▶ **Material provided**:
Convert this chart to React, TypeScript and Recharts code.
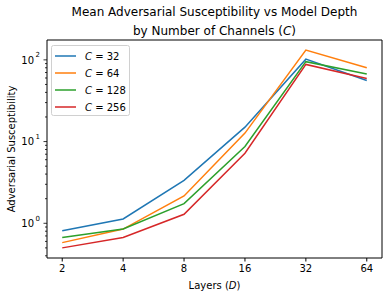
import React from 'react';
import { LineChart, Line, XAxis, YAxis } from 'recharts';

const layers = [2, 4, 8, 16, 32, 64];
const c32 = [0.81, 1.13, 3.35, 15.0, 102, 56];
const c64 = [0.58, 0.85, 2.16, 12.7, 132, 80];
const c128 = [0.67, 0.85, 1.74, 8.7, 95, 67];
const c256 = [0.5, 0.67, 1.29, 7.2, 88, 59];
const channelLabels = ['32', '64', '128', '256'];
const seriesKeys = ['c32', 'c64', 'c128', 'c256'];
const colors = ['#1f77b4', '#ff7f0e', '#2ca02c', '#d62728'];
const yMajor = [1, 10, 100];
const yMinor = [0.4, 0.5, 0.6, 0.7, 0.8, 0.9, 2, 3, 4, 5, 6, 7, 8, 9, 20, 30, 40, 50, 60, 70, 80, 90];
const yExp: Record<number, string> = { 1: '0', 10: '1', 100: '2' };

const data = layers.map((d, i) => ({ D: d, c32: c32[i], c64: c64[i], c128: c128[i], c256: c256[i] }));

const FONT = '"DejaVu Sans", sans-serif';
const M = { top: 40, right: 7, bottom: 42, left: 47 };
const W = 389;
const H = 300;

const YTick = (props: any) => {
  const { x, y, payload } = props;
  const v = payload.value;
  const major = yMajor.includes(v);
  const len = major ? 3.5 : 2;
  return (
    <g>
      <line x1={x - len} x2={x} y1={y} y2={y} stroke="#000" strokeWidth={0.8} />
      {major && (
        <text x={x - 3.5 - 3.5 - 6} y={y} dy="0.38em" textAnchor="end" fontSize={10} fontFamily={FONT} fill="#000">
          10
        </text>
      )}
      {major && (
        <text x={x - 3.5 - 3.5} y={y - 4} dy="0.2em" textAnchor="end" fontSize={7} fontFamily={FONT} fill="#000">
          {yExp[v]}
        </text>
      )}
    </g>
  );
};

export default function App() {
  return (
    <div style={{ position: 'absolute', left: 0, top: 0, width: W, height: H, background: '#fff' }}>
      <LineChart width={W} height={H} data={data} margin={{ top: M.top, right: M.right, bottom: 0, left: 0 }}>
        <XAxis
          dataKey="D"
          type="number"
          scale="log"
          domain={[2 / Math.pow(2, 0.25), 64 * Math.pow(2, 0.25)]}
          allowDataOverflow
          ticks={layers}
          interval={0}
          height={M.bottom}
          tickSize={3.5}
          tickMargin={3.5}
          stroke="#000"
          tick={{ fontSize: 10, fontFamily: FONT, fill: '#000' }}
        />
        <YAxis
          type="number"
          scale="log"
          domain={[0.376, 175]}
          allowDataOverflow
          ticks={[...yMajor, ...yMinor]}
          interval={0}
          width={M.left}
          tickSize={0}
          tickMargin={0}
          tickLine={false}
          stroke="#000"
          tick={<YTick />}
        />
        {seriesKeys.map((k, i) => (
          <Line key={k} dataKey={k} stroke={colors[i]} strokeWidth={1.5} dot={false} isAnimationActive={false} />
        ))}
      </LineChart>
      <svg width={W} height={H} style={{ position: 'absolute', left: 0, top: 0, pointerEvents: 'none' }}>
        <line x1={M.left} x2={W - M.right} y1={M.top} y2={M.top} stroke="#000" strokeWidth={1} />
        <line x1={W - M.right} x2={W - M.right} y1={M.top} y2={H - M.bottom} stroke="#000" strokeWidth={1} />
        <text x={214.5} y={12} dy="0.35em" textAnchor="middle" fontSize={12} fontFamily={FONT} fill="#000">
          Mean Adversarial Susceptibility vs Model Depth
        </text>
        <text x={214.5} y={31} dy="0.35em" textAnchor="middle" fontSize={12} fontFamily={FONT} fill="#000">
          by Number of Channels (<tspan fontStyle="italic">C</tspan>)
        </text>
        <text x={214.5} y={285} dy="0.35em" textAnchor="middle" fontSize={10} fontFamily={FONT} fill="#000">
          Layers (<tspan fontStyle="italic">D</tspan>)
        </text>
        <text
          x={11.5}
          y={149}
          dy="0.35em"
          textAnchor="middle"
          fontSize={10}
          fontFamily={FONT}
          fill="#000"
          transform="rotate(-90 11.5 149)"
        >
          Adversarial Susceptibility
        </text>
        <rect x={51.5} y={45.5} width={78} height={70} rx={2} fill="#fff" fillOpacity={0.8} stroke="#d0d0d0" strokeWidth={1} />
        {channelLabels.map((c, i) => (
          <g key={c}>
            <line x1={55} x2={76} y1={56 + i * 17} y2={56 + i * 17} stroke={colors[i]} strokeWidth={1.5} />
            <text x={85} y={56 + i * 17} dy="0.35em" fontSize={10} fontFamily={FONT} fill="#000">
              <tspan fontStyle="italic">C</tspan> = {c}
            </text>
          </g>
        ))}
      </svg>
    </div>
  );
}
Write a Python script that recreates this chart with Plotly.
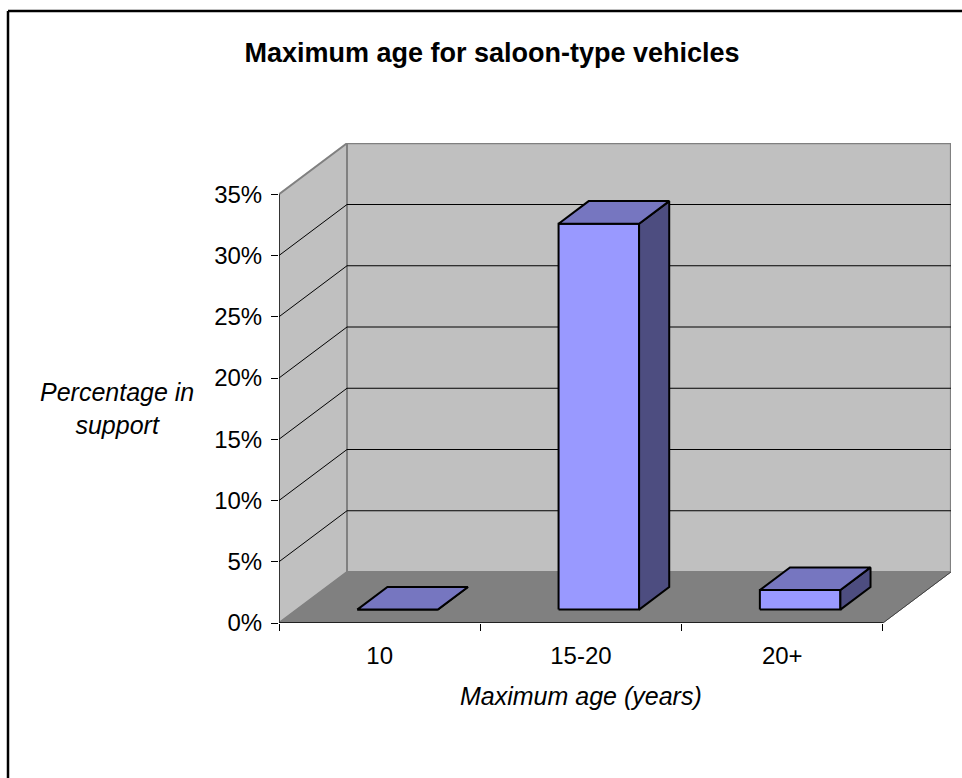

▶ **Objective**: Without the pictures, please reproduce each line of the listing above exactly, from the first one through the line bearing "Line, XAxis, YAxis".

▶ **Correct response**:
Convert this chart to React, TypeScript and Recharts code.
import React from 'react';
import { LineChart, Line, XAxis, YAxis } from 'recharts';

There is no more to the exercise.